The second is a legal challenge to China at the WTO. The third is the instruction for a US Treasury review of US investment frameworks that will dovetail with existing Congressional efforts. Trump may yet back down on Chinese goods. There may be less incentive to back down on inbound Chinese capital, or even outbound US capital in China. The result may well be a more enduring legacy than the threatened skirmish on tariffs and goods.
As part of the Trump response under Section 301, the US Treasury has been instructed to review the freedom of capital ‘directed or facilitated in China’ in the US, in industries or technologies deemed important to the US. There has been some suggestion that the administration might invoke the 1977 International Emergency Economic Powers Act (IEEPA), which grants the White House wide-ranging power to restrict foreign investment in the US on national security grounds. The wording of the 301 order refers to existing statutory authority, and the IEEPA is one obvious place to locate this.
The administration’s approach would most likely be to expand the remit of the existing Committee on Foreign Investment in the United States (CFIUS).
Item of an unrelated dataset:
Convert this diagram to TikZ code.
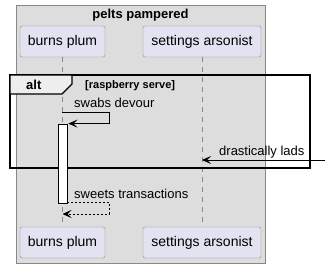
\documentclass[tikz,border=0pt]{standalone}
\usepackage{fontspec}
\setmainfont{Liberation Sans}
\usepackage{tikz}
\usetikzlibrary{positioning,arrows.meta}
\definecolor{groupgray}{HTML}{DDDDDD}
\definecolor{partfill}{HTML}{E2E2F0}
\definecolor{tabfill}{HTML}{EEEEEE}
\definecolor{linegray}{HTML}{888888}

\begin{document}
\begin{tikzpicture}[
    x=1pt, y=-1pt,
    every node/.style={font=\fontsize{13}{15}\selectfont, inner sep=0pt},
    part/.style={draw=linegray, fill=partfill, rounded corners=2pt, minimum height=31pt, font=\fontsize{14}{16}\selectfont},
    life/.style={draw=linegray, dash pattern=on 5pt off 5pt, line width=0.7pt},
    act/.style={draw, fill=white, minimum width=9pt, minimum height=79pt, line width=0.8pt},
    msg/.style={-{Stealth[length=9pt, width=8pt, inset=4pt]}, line width=0.8pt},
    ret/.style={msg, dash pattern=on 2pt off 2pt},
    lbl/.style={anchor=base west}
]
\useasboundingbox (0,0) rectangle (325,268);
\draw[draw=linegray, fill=groupgray] (16,5) rectangle (265,263);
\node[font=\bfseries\fontsize{13}{15}\selectfont, anchor=base] (grp) at (140.5,18) {pelts pampered};
\node[part, minimum width=85pt] (bp) at (62.5,41.5) {burns plum};
\node[part, minimum width=118pt] (sa) at (202,41.5) {settings arsonist};
\node[part, minimum width=85pt] (bpb) at (62.5,242.5) {burns plum};
\node[part, minimum width=118pt] (sab) at (202,242.5) {settings arsonist};
\draw[life] (bp) -- (bpb);
\draw[life] (sa) -- (sab);
\draw[line width=1.5pt] (10,75) rectangle (310,168);
\draw[fill=tabfill, line width=1.2pt] (10,75) -- (72,75) -- (72,84) -- (62,94) -- (10,94) -- cycle;
\node[lbl, font=\bfseries\fontsize{13}{15}\selectfont] (alt) at (26,89) {alt};
\node[lbl, font=\bfseries\fontsize{11}{13}\selectfont] (cond) at (85,88) {[raspberry serve]};
\node[act] (act) at (62.5,163.5) {};
\coordinate (s1) at (62.5,112);
\coordinate (ext) at (325,160);
\coordinate (r1) at (62.5,214);
\draw[msg] (s1) -- ++(46.5,0) |- ([xshift=1pt]act.north east);
\node[lbl] (swabs) at (74,107) {swabs devour};
\draw[msg] (ext) -- (ext -| sa);
\node[lbl] (lads) at (219,155.5) {drastically lads};
\draw[ret] ([yshift=1pt]act.south east) -- ++(42,0) |- (r1);
\node[lbl] (sweets) at (74,198) {sweets transactions};
\end{tikzpicture}
\end{document}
One obvious route would be to give the committee new powers of scrutiny beyond its current scope of changes in control of US entities, expanding this into Chinese stakes of any kind, and potentially US joint ventures in China, where these are subject to the kinds of technology licensing arrangements the US has criticised in its 301 diagnosis. To be sure, this would be an extreme interpretation of the 1977 IEEPA, which refers to ‘unusual and extraordinary threat[s]’ to US national security. But that is unlikely to deter this administration, which now has form in imaginative interpretations of national security provisions.
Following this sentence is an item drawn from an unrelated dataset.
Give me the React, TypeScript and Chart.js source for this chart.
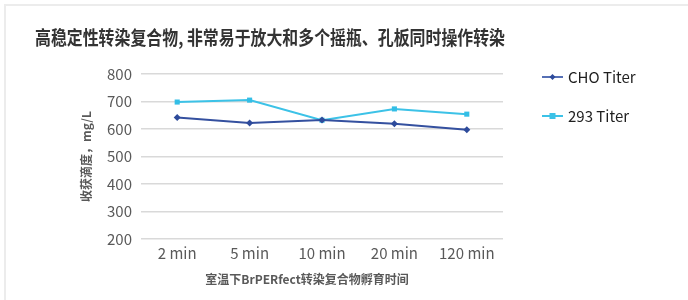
import React, { useEffect, useRef } from "react";
import { Chart, registerables } from "chart.js";

Chart.register(...registerables);

const categories = ["2 min", "5 min", "10 min", "20 min", "120 min"];
const choTiter = [642, 622, 633, 619, 597];
const t293Titer = [698, 705, 632, 673, 654];
const yTicks = [200, 300, 400, 500, 600, 700, 800];

const chartTitle = "高稳定性转染复合物, 非常易于放大和多个摇瓶、孔板同时操作转染";
const xTitle = "室温下BrPERfect转染复合物孵育时间";
const yTitle = "收获滴度，mg/L";
const seriesNames = ["CHO Titer", "293 Titer"];

const CHO_COLOR = "#2E4B9B";
const C293_COLOR = "#3CC2E7";
const FONT = '"Noto Sans CJK SC", "Noto Sans", sans-serif';

const decorPlugin = {
  id: "decor",
  afterDraw(chart: any) {
    const ctx = chart.ctx as CanvasRenderingContext2D;
    const area = chart.chartArea;
    ctx.save();
    // main title (condensed)
    ctx.save();
    ctx.fillStyle = "#333333";
    ctx.font = `bold 19px ${FONT}`;
    ctx.textAlign = "center";
    ctx.textBaseline = "middle";
    ctx.translate(270, 38);
    const w = ctx.measureText(chartTitle).width;
    const sx = 470 / w;
    ctx.scale(sx, 1);
    ctx.fillText(chartTitle, 0, 0);
    ctx.restore();

    // x axis title
    ctx.fillStyle = "#595959";
    ctx.font = `bold 12px ${FONT}`;
    ctx.textAlign = "center";
    ctx.textBaseline = "middle";
    ctx.fillText(xTitle, 307, 279);

    // y axis title
    ctx.save();
    ctx.translate(86, (area.top + area.bottom) / 2);
    ctx.rotate(-Math.PI / 2);
    ctx.fillText(yTitle, 0, 0);
    ctx.restore();

    // legend
    const items = [
      { name: seriesNames[0], color: CHO_COLOR, y: 77, style: "diamond" },
      { name: seriesNames[1], color: C293_COLOR, y: 116, style: "square" },
    ];
    items.forEach((it) => {
      ctx.strokeStyle = it.style === "diamond" ? "#5670B5" : it.color;
      ctx.lineWidth = 2;
      ctx.beginPath();
      ctx.moveTo(542, it.y);
      ctx.lineTo(563, it.y);
      ctx.stroke();
      ctx.fillStyle = it.color;
      if (it.style === "diamond") {
        ctx.beginPath();
        ctx.moveTo(552.5, it.y - 3);
        ctx.lineTo(555.5, it.y);
        ctx.lineTo(552.5, it.y + 3);
        ctx.lineTo(549.5, it.y);
        ctx.closePath();
        ctx.fill();
      } else {
        ctx.fillRect(549.5, it.y - 3, 6, 6);
      }
      ctx.fillStyle = "#1f1f1f";
      ctx.font = `15px ${FONT}`;
      ctx.textAlign = "left";
      ctx.textBaseline = "middle";
      ctx.fillText(it.name, 568, it.y);
    });
    ctx.restore();
  },
};

export default function App() {
  const ref = useRef<HTMLCanvasElement | null>(null);

  useEffect(() => {
    if (!ref.current) return;
    const chart = new Chart(ref.current, {
      type: "line",
      data: {
        labels: categories,
        datasets: [
          {
            label: seriesNames[0],
            data: choTiter,
            borderColor: "#34509F",
            backgroundColor: CHO_COLOR,
            borderWidth: 2,
            pointStyle: "rectRot",
            pointRadius: 3.5,
            pointBorderWidth: 0,
            pointBackgroundColor: CHO_COLOR,
            tension: 0,
          },
          {
            label: seriesNames[1],
            data: t293Titer,
            borderColor: C293_COLOR,
            backgroundColor: C293_COLOR,
            borderWidth: 2,
            pointStyle: "rect",
            pointRadius: 3.6,
            pointBorderWidth: 0,
            pointBackgroundColor: "#33BEE6",
            tension: 0,
          },
        ],
      },
      options: {
        animation: false,
        responsive: false,
        maintainAspectRatio: false,
        layout: { padding: { left: 0, top: 74, right: 185, bottom: 0 } },
        plugins: {
          legend: { display: false },
          title: { display: false },
          tooltip: { enabled: false },
        },
        scales: {
          x: {
            offset: true,
            grid: { display: false, drawTicks: false },
            border: { display: false },
            ticks: {
              color: "#595959",
              font: { family: FONT, size: 15 },
              padding: 5,
              maxRotation: 0,
            },
            afterFit(scale: any) {
              scale.height = 61;
            },
          },
          y: {
            min: 200,
            max: 800,
            afterBuildTicks(scale: any) {
              scale.ticks = yTicks.map((v) => ({ value: v }));
            },
            grid: { color: "#d9d9d9", lineWidth: 1.5, drawTicks: false },
            border: { display: false },
            ticks: {
              color: "#595959",
              font: { family: FONT, size: 15 },
              padding: 9,
            },
            afterFit(scale: any) {
              scale.width = 141;
            },
          },
        },
      },
      plugins: [decorPlugin],
    });
    return () => chart.destroy();
  }, []);

  return (
    <div
      style={{
        position: "fixed",
        left: 0,
        top: 0,
        width: 688,
        height: 300,
        background: "#fff",
      }}
    >
      <div
        style={{
          position: "absolute",
          left: 4,
          top: 4,
          right: 0,
          bottom: 0,
          borderTop: "2px solid #ececec",
          borderLeft: "2px solid #ececec",
        }}
      />
      <canvas
        ref={ref}
        width={688}
        height={300}
        style={{ position: "absolute", left: 0, top: 0, width: 688, height: 300 }}
      />
    </div>
  );
}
Unlike on tariffs, the White House already has a Congressional base for action on investment. The draft 2017 Foreign Investment Risk Review Modernization Act (FIRRMA) and the 2018 Export Control Regulation Act are already on the ground the President wants to occupy. The former seeks to expand the CFIUS remit, the latter to expand the scope of the current export control regime for dual use technologies. Both are bipartisan and likely to pass in some form, either separately or as a single combined piece of legislation. In principle, the administration could use the 301 process to encourage both bills over the line in a robust form. Or it could simply overtake them via the use of statutory powers.
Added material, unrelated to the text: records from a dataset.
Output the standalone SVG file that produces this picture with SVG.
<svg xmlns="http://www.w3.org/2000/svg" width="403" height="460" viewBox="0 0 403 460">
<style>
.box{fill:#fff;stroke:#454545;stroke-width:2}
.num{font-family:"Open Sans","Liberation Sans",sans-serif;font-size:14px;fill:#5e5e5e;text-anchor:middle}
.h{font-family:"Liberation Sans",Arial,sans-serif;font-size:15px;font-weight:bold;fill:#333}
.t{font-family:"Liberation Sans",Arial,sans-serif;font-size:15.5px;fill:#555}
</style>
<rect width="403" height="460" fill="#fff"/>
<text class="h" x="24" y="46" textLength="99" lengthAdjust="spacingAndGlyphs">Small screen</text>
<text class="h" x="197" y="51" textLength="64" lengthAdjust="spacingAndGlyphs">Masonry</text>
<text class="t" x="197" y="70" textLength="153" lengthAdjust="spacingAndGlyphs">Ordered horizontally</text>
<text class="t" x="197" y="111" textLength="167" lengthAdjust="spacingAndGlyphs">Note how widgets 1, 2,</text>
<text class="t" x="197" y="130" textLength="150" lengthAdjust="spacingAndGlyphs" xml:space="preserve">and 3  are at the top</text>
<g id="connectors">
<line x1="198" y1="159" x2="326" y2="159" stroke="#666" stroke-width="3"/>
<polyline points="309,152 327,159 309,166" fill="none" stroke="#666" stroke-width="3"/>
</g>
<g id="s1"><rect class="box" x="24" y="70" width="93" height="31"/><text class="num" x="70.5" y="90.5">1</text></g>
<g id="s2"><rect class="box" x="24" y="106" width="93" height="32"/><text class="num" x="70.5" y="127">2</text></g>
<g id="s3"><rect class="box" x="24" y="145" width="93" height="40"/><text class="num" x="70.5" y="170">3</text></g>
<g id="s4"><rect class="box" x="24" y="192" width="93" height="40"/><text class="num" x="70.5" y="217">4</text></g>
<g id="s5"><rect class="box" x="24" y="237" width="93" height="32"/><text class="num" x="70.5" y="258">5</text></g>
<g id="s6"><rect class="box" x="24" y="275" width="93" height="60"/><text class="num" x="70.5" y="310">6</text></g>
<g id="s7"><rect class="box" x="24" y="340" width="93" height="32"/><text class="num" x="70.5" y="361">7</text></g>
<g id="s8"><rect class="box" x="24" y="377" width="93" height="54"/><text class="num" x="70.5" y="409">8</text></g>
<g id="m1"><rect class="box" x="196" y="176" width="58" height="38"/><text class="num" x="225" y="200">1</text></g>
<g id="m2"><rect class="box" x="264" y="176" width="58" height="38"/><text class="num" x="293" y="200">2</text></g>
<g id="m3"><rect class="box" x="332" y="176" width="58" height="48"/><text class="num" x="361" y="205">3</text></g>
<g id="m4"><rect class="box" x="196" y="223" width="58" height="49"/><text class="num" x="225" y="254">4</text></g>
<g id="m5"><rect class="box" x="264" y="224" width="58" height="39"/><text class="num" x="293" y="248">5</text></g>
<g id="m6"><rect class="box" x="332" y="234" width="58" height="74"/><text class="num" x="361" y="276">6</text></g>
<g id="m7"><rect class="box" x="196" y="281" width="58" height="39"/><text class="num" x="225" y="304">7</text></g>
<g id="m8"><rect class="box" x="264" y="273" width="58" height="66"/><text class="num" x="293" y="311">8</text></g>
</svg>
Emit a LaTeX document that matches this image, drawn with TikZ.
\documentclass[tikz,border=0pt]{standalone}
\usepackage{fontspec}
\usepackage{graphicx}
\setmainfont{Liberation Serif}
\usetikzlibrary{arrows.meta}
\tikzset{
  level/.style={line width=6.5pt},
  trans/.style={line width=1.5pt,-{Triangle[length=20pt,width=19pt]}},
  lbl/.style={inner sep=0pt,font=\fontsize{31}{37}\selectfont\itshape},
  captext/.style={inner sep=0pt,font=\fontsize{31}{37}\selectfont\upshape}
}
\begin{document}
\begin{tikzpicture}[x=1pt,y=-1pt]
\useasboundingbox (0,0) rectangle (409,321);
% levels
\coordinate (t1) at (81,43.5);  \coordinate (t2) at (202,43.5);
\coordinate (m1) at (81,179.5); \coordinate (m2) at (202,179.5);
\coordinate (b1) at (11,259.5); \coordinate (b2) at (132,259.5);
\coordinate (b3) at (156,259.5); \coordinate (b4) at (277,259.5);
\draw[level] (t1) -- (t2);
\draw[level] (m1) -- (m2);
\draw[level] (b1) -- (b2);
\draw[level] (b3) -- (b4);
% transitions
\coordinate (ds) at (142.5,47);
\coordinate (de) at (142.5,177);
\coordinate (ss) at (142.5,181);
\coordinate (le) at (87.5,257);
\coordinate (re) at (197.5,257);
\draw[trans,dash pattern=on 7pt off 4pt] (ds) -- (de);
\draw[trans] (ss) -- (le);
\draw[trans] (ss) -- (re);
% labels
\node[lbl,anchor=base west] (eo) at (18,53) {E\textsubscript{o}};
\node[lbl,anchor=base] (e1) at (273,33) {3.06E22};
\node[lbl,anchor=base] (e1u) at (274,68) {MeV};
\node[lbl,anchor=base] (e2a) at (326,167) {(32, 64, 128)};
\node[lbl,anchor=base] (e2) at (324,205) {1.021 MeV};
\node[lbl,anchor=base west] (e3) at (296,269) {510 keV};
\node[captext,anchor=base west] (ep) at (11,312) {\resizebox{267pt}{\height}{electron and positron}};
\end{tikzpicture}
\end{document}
There is some reason to suspect this might be the more enduring impact of the current 301 process. Persevering with tariffs on Chinese goods at the end of next month would pit the administration publicly against Congress and much of US business, and trigger a Chinese tariff response targeted for political effect. The Chinese may yet provide enough in apparent concessions to allow the administration to back off.
Conversely, on the investment protection framework, the White House has implicit congressional backing for a major shift in the US’s approach to investment and technology licensing (from China and anywhere else). This comes with fewer of the political collateral problems of potentially higher prices in Walmart or export challenges for US farmers. Chinese retaliation remains a potential problem, but this will be in the inner workings of the Chinese licensing regime or the suspension of not-yet-implemented relaxations to the Chinese joint venture rules. None of this has the political salience of a tariffs.
One interesting question this might raise is what happens to Chinese outbound investment deflected from the US by a stricter regime? At one level, it could imply more demand for opportunities in jurisdictions like the EU. However, it is no less likely that a tougher US approach to investment screening encourages some politicians in the EU to argue for a similarly robust approach to Chinese acquisition and technology transfer. The EU’s current rumbling debate on investment screening suggests that this is one area where some EU politicians and policymakers would be willing to follow the US into a cold war on Chinese capital, even where they might baulk on a hot one on goods.
The views expressed in this note can be attributed to the named author(s) only.